Our more than 2,500 include leaders throughout the K-12 education space, including veteran educators and principals, superintendents and district-level leaders, and state education officials. Our local alumni educators have founded innovative schools such as Unidos at Lawrence High School, and share their voice as advocates in many venues, including the White House. Alum Jeff Riley (Baltimore ’93) led a ground-breaking district-level turnaround in Lawrence, Massachusetts, that could be a model for sustained, systemic change in a traditional school district; he now leverages that perspective as the state’s Commissioner of Education.
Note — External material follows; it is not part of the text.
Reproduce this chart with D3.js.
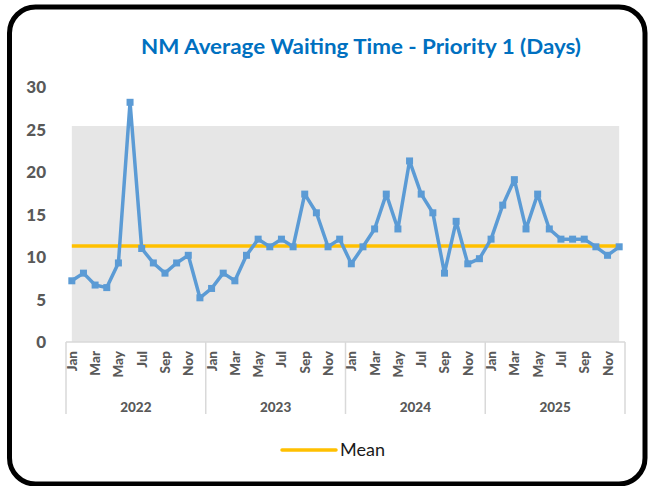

To increase access to post-secondary education, alumni leaders like Amanda Seider (Atlanta ‘02) and Chessye Moseley (Colorado ‘12) lead organizations and initiatives to support early college programs and matriculation to and graduation from college

Alumni like physician Avik Chatterjee (New Jersey ’02) provide much-needed health care to deeply underserved communities, while others like Shenkiat Lim (Mississippi Delta ’00) leverage their passion and MBA to deepen the impact of community-focused organizations like City Year.


“It is important for me as a man of color to be a force in the education movement because many of the decisions made that impact students in under resourced communities are not made by people who reflect the backgrounds and experiences of those in the communities the policies most directly affect.”